GAINESVILLE — When federal investigators working the Michael Vick dogfighting case needed someone to dig up and analyze the remains of eight pit bulls buried on the football star's Virginia property, they summoned Melinda Merck.
The nation's top forensic veterinarian, Merck was one of the few specialists trained in processing crime scenes involving animals. Her job at the American Society for the Prevention of Cruelty to Animals involves helping prosecutors build court cases, and she saw there weren't nearly enough vets and other professionals with those skills.
The 46-year-old Merck is trying to change that, co-founding a first-of-its-kind veterinary forensic science training program at the University of Florida. She and scientists from the university's renowned human forensics lab are sharing their expertise with animal-cruelty investigators, police and veterinarians who come from around the world.
In a nod to the popular TV shows, it's already being called "Animal CSI."
Demand for forensic veterinarians has been growing as many states have toughened their animal cruelty laws. Law enforcement agencies nationwide say that those who abuse animals are likely to eventually commit crimes against people.
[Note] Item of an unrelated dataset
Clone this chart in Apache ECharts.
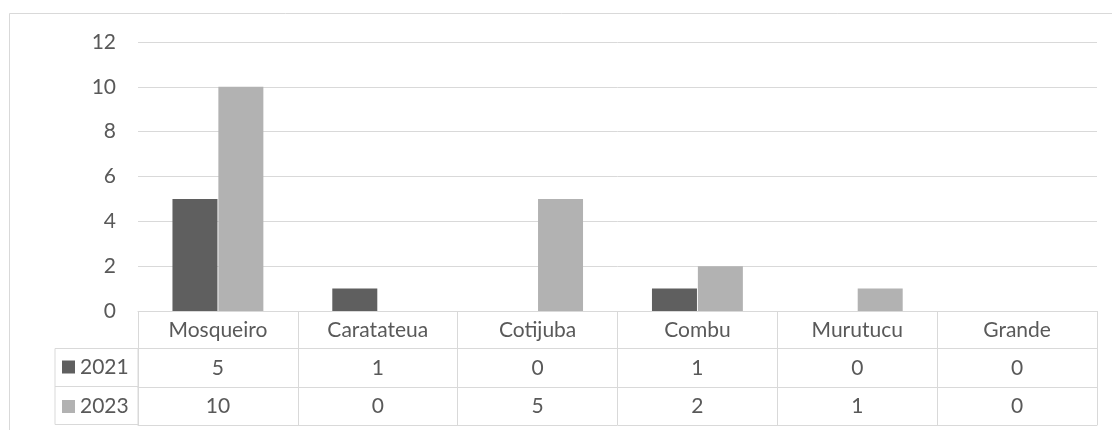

Seminars teach participants crime-scene processing and the preservation of evidence. A partnership between the ASPCA and the university's William R. Maples Center for Forensic Medicine, the program has already trained around 200 people.
The idea for the program began with maggots.
That's the way Merck and Jason Byrd tell it. Byrd is a forensic entomologist, or insect expert, at the university who has traveled the world helping CSI types discern clues from the life cycles of insects found on decomposing bodies.
Merck, then a private veterinarian in Atlanta, sought out Byrd in 2003 to analyze maggots found on some animal remains as she sought to determine a time of death.
Merck eventually joined the ASPCA in Atlanta but continued to turn to Byrd for help. Soon they were organizing workshops for law enforcement at the University of Florida, and the whole thing was galvanized with the first international veterinary forensic sciences conference in May 2008.
In the Vick case, Merck was given the grim task of excavating two mass graves containing the remains of eight dogs. She was asked to determine exactly how the dogs had died. The athlete was convicted in 2007 of conspiracy and running a dogfighting ring and served 18 months in prison.